- _GIVEN DATA_
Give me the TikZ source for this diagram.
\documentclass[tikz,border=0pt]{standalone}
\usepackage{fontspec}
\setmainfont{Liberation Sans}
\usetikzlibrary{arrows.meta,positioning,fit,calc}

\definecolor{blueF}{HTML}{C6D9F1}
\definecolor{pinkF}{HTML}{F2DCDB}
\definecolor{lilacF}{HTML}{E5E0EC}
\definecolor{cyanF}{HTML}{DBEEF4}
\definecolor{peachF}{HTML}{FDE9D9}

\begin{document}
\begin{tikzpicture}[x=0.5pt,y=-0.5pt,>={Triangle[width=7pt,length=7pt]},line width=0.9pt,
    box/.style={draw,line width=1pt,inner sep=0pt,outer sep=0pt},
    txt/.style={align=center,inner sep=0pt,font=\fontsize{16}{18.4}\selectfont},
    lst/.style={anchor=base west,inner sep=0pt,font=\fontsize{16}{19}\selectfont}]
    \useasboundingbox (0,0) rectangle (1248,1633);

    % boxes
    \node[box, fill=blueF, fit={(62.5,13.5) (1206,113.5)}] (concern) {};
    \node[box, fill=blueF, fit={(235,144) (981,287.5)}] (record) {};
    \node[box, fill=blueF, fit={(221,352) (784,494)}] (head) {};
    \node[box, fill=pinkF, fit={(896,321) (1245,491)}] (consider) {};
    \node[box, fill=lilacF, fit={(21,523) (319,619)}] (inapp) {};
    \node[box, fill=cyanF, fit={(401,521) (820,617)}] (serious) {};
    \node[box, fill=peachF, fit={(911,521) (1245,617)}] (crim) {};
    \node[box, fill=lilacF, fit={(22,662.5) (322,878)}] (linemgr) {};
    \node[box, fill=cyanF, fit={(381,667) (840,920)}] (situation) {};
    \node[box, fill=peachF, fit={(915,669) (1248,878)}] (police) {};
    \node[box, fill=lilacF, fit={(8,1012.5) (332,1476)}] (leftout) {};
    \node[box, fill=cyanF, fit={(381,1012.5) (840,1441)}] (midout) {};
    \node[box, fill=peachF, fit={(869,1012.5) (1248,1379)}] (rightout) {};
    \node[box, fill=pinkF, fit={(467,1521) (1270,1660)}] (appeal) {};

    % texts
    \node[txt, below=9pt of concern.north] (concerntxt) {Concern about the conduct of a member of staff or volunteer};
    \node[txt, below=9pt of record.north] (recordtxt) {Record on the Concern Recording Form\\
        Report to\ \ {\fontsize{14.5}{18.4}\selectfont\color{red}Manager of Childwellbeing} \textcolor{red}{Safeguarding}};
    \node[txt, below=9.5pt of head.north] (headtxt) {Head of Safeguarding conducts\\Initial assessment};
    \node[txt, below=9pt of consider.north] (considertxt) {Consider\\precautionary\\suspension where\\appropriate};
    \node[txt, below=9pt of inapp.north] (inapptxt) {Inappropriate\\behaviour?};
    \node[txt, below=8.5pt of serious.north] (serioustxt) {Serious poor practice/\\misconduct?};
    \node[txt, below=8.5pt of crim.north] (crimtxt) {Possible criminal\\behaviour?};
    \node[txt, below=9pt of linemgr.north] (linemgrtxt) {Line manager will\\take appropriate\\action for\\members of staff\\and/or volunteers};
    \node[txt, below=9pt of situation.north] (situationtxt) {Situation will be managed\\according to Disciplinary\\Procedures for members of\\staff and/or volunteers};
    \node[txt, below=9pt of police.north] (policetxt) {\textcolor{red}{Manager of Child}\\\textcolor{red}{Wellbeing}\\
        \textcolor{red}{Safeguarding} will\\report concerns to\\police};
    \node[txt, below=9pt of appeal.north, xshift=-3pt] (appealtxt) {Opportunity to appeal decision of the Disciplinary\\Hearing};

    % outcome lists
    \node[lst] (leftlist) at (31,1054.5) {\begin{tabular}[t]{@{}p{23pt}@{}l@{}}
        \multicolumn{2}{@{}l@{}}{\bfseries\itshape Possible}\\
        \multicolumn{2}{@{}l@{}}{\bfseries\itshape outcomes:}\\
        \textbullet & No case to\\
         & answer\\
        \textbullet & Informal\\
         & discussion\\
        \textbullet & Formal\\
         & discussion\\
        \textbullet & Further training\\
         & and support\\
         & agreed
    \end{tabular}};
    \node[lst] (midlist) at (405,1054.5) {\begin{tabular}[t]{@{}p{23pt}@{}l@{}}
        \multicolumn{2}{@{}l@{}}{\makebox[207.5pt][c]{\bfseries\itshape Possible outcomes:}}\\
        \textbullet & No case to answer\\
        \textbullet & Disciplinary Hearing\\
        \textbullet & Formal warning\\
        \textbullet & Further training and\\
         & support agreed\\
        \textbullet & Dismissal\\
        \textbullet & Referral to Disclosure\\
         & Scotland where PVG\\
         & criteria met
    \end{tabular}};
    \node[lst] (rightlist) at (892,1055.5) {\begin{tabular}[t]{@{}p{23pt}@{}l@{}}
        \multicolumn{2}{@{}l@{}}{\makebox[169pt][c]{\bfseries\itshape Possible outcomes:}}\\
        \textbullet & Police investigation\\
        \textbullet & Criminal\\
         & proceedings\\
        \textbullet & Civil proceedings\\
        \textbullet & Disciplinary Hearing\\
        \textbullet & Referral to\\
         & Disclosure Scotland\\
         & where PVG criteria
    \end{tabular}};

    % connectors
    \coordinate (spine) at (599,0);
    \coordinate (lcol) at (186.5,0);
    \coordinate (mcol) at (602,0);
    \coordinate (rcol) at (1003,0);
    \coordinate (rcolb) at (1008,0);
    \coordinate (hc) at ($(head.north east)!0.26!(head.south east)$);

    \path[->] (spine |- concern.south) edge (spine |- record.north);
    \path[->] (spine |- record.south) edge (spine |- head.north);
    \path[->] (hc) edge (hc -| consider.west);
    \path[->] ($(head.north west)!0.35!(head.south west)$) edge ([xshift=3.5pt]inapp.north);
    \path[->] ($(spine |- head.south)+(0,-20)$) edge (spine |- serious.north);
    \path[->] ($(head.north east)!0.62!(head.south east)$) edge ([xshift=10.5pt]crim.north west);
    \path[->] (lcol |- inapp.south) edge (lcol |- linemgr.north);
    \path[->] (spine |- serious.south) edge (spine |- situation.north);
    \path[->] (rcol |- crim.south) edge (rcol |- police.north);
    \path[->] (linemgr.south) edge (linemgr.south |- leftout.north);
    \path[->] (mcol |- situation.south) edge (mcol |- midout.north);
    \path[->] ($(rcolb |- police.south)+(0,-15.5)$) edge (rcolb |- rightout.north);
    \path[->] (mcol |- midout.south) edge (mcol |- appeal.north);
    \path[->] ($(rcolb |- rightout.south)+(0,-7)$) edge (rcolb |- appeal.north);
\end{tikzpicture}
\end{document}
* * *
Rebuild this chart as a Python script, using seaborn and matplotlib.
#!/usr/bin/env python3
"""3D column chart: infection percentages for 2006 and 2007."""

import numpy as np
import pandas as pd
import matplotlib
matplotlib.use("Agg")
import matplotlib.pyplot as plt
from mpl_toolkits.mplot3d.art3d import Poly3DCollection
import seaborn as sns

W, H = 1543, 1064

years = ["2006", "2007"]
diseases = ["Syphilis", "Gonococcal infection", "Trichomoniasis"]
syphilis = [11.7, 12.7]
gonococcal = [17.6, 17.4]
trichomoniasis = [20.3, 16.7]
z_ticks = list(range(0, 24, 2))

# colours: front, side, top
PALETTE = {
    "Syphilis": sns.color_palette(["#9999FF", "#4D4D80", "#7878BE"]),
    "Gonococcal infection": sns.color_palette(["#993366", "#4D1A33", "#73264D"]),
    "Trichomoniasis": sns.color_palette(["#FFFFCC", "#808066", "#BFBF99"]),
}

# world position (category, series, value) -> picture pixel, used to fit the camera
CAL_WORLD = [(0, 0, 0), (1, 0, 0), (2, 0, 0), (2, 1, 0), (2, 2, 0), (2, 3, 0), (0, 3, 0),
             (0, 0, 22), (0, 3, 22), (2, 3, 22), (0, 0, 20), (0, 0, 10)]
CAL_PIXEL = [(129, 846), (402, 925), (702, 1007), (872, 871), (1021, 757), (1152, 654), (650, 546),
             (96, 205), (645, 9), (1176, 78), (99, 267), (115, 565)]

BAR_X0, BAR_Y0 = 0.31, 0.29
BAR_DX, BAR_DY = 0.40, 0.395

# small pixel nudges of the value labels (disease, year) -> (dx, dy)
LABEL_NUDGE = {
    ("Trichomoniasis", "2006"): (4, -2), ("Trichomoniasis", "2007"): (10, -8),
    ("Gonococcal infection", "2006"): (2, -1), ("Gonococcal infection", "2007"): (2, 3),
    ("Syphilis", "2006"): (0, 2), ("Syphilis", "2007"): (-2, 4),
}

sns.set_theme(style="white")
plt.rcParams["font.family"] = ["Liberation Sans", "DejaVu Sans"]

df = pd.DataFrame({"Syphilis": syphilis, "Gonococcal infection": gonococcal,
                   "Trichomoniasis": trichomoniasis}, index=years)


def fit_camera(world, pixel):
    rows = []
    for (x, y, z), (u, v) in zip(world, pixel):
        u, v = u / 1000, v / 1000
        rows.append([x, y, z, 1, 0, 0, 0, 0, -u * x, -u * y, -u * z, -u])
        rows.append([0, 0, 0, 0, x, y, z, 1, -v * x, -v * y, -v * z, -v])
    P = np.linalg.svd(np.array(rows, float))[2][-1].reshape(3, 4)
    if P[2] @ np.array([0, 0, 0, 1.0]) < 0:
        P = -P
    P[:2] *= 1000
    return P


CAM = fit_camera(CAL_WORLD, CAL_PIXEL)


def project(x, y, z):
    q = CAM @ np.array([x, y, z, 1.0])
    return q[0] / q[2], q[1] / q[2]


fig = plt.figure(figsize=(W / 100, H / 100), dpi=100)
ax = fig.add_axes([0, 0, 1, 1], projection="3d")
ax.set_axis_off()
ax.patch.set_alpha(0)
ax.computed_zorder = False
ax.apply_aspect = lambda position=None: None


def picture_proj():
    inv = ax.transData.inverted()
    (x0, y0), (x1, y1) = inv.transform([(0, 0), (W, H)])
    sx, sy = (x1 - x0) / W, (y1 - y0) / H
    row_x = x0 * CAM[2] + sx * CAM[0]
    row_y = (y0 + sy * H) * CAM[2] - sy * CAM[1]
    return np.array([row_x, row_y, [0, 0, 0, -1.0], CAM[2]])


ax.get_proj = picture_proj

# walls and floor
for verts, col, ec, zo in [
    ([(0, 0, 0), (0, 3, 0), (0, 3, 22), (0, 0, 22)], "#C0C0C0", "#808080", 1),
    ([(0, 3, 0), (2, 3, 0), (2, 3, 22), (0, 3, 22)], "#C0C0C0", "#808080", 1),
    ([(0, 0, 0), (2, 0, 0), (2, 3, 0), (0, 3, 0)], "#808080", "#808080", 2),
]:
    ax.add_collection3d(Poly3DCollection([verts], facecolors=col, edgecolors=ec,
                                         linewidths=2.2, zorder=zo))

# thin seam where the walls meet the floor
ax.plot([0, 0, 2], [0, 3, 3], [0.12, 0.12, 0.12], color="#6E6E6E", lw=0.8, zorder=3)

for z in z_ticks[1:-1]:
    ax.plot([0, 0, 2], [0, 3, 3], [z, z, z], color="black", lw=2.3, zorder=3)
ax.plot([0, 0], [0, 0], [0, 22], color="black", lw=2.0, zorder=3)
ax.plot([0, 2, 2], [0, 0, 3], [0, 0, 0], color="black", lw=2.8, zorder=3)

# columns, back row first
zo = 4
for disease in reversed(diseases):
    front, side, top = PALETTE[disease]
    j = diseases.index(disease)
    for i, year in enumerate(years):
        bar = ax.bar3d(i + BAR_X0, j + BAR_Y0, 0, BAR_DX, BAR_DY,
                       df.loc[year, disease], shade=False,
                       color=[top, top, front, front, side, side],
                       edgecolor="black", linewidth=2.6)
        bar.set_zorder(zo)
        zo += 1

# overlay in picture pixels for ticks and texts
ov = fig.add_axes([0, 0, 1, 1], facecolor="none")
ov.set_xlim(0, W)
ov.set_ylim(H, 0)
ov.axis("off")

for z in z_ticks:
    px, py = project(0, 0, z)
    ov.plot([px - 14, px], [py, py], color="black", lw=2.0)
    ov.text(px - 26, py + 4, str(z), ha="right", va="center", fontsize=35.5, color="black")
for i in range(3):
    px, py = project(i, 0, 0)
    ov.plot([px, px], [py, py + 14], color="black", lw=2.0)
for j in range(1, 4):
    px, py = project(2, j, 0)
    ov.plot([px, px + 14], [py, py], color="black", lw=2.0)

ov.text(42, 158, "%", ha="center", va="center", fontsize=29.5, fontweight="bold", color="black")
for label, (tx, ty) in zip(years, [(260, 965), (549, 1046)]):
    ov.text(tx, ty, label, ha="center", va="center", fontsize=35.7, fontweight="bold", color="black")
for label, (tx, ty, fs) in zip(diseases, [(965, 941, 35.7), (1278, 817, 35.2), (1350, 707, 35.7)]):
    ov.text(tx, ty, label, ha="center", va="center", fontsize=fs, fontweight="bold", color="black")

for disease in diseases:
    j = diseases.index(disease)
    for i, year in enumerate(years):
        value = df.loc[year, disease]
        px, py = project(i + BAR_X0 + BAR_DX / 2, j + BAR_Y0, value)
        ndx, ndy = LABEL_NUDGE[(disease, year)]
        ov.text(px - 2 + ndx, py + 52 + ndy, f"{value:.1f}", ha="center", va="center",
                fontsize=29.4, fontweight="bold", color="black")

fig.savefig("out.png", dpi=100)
* * *
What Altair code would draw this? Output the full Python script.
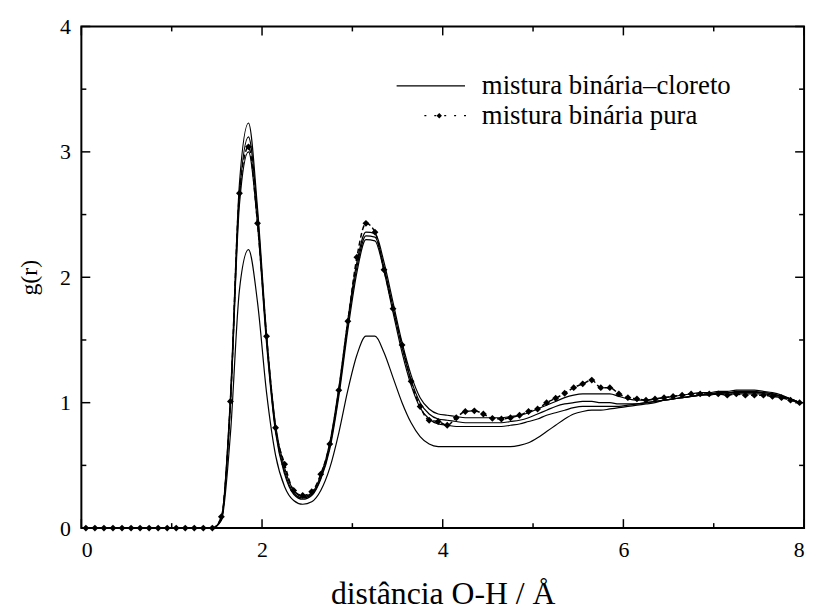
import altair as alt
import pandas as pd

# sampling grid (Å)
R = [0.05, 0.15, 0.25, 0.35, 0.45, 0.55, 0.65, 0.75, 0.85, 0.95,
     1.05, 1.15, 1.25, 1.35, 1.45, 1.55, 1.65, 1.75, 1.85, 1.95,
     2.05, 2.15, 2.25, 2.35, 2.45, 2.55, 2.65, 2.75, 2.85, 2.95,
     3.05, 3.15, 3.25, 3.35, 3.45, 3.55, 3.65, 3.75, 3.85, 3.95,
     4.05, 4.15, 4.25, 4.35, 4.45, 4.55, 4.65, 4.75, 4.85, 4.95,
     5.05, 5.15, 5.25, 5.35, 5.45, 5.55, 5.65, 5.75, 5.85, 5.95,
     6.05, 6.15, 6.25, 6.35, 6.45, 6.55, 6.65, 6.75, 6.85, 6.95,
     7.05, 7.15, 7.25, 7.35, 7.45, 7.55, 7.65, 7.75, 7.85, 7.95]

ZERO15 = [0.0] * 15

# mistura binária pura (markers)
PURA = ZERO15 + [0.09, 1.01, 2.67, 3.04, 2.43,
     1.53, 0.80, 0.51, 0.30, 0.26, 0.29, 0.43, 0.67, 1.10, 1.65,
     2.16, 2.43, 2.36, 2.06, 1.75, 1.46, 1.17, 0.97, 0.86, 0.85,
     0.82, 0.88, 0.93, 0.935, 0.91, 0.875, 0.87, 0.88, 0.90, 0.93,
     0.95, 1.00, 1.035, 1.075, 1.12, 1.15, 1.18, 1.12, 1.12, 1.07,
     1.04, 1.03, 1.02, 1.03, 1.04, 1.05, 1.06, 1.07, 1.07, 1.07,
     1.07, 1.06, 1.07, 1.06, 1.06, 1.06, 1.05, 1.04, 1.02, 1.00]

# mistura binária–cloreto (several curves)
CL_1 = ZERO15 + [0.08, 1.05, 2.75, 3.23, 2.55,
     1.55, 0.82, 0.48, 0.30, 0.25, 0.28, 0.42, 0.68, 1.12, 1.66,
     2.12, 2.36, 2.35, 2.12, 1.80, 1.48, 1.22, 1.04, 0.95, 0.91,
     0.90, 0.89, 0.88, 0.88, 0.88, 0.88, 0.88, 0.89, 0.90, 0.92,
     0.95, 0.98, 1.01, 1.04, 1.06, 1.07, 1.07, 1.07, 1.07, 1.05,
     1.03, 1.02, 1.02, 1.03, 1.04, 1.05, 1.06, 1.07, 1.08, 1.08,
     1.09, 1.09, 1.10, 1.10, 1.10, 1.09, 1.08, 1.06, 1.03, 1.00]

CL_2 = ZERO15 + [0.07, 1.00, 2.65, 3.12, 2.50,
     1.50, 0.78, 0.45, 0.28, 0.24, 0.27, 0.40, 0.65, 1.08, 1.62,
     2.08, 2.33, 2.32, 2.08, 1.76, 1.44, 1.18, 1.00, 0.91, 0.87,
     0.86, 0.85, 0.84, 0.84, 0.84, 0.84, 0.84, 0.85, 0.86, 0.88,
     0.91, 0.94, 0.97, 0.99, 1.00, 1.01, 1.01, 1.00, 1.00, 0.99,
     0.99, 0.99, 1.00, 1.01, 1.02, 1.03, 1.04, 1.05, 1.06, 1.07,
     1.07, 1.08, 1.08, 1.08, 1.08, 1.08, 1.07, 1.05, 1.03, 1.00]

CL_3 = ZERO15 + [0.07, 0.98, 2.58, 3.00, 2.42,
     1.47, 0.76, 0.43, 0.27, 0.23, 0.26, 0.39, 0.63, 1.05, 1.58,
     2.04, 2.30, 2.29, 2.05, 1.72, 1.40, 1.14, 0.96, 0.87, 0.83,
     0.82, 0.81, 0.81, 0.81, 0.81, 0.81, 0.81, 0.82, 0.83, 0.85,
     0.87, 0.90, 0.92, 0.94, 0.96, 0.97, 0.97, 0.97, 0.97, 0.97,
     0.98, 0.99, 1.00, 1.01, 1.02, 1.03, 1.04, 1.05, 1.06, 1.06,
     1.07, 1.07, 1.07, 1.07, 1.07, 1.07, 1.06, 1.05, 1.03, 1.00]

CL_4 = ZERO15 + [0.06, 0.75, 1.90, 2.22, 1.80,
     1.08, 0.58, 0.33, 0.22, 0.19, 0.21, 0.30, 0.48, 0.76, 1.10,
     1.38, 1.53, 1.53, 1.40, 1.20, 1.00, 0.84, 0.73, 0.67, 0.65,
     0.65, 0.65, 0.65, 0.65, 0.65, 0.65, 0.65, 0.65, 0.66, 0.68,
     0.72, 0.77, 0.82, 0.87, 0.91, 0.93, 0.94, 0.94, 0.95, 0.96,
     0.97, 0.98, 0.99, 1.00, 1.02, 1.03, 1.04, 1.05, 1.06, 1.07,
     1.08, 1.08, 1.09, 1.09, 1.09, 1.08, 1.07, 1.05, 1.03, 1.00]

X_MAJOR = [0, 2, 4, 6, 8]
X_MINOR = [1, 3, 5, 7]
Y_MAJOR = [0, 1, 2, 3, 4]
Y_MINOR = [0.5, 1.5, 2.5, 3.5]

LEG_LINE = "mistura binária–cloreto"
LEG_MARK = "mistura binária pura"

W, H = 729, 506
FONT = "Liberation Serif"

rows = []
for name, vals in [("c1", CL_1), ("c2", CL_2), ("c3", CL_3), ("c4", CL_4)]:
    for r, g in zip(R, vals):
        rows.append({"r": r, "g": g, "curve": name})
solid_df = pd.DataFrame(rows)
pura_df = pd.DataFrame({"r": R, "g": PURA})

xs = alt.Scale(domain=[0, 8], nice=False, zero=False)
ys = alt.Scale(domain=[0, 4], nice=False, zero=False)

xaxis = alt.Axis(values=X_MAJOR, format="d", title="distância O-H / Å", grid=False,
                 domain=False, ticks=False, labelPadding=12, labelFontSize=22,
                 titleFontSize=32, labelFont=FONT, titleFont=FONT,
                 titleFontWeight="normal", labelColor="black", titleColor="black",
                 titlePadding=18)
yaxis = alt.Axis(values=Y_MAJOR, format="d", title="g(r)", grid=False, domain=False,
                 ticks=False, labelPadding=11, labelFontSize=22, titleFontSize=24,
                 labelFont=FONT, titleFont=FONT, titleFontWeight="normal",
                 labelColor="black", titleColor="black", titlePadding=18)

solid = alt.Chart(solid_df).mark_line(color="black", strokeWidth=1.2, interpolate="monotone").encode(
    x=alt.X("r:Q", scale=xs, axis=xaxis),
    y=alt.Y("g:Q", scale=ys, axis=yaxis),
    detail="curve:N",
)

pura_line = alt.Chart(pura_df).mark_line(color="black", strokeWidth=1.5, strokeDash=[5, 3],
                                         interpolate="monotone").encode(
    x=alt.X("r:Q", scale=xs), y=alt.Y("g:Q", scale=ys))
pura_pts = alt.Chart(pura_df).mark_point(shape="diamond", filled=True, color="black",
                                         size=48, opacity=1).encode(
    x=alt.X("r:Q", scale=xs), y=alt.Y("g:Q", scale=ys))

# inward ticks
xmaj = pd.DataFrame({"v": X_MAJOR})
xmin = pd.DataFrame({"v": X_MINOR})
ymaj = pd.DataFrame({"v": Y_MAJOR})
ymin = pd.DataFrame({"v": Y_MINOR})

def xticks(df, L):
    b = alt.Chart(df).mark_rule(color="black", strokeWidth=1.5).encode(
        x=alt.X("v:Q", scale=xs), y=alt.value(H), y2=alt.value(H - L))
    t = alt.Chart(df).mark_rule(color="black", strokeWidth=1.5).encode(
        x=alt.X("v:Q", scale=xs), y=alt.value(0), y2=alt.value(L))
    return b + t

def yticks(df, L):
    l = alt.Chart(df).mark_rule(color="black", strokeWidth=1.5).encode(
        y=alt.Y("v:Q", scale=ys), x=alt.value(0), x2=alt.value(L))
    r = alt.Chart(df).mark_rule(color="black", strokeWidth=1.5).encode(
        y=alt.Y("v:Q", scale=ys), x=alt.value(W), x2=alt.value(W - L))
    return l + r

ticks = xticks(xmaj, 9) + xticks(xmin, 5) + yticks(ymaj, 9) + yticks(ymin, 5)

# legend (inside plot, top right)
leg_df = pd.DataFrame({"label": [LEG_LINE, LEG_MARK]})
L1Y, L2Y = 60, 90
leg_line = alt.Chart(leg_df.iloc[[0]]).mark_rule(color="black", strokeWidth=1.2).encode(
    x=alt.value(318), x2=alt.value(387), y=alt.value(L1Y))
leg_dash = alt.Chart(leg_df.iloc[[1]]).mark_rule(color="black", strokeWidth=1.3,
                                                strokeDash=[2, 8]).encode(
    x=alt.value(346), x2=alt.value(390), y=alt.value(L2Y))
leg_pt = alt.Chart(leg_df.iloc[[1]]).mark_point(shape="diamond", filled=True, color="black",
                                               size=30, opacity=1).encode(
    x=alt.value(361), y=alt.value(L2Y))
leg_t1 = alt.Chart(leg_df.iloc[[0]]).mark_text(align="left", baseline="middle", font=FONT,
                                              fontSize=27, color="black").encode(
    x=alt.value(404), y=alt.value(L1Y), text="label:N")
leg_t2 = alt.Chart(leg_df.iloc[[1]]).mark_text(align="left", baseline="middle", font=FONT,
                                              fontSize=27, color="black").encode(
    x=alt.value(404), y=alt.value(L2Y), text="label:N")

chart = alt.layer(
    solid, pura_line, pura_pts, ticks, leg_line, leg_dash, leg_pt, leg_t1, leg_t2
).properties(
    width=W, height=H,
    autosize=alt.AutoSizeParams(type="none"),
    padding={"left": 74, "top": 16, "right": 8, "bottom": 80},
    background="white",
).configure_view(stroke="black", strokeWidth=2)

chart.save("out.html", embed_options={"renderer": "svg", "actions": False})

- _WHAT TO PRODUCE_
Leave the pictures out and copy exactly the lines from the one with "What Altair code" to the one with "1.07, 1.06, 1.07, 1.06, 1.06, 1.06, 1.05, 1.04, 1.02, 1.00]", both included.

- _TASK RESULT_
What Altair code would draw this? Output the full Python script.
import altair as alt
import pandas as pd

# sampling grid (Å)
R = [0.05, 0.15, 0.25, 0.35, 0.45, 0.55, 0.65, 0.75, 0.85, 0.95,
     1.05, 1.15, 1.25, 1.35, 1.45, 1.55, 1.65, 1.75, 1.85, 1.95,
     2.05, 2.15, 2.25, 2.35, 2.45, 2.55, 2.65, 2.75, 2.85, 2.95,
     3.05, 3.15, 3.25, 3.35, 3.45, 3.55, 3.65, 3.75, 3.85, 3.95,
     4.05, 4.15, 4.25, 4.35, 4.45, 4.55, 4.65, 4.75, 4.85, 4.95,
     5.05, 5.15, 5.25, 5.35, 5.45, 5.55, 5.65, 5.75, 5.85, 5.95,
     6.05, 6.15, 6.25, 6.35, 6.45, 6.55, 6.65, 6.75, 6.85, 6.95,
     7.05, 7.15, 7.25, 7.35, 7.45, 7.55, 7.65, 7.75, 7.85, 7.95]

ZERO15 = [0.0] * 15

# mistura binária pura (markers)
PURA = ZERO15 + [0.09, 1.01, 2.67, 3.04, 2.43,
     1.53, 0.80, 0.51, 0.30, 0.26, 0.29, 0.43, 0.67, 1.10, 1.65,
     2.16, 2.43, 2.36, 2.06, 1.75, 1.46, 1.17, 0.97, 0.86, 0.85,
     0.82, 0.88, 0.93, 0.935, 0.91, 0.875, 0.87, 0.88, 0.90, 0.93,
     0.95, 1.00, 1.035, 1.075, 1.12, 1.15, 1.18, 1.12, 1.12, 1.07,
     1.04, 1.03, 1.02, 1.03, 1.04, 1.05, 1.06, 1.07, 1.07, 1.07,
     1.07, 1.06, 1.07, 1.06, 1.06, 1.06, 1.05, 1.04, 1.02, 1.00]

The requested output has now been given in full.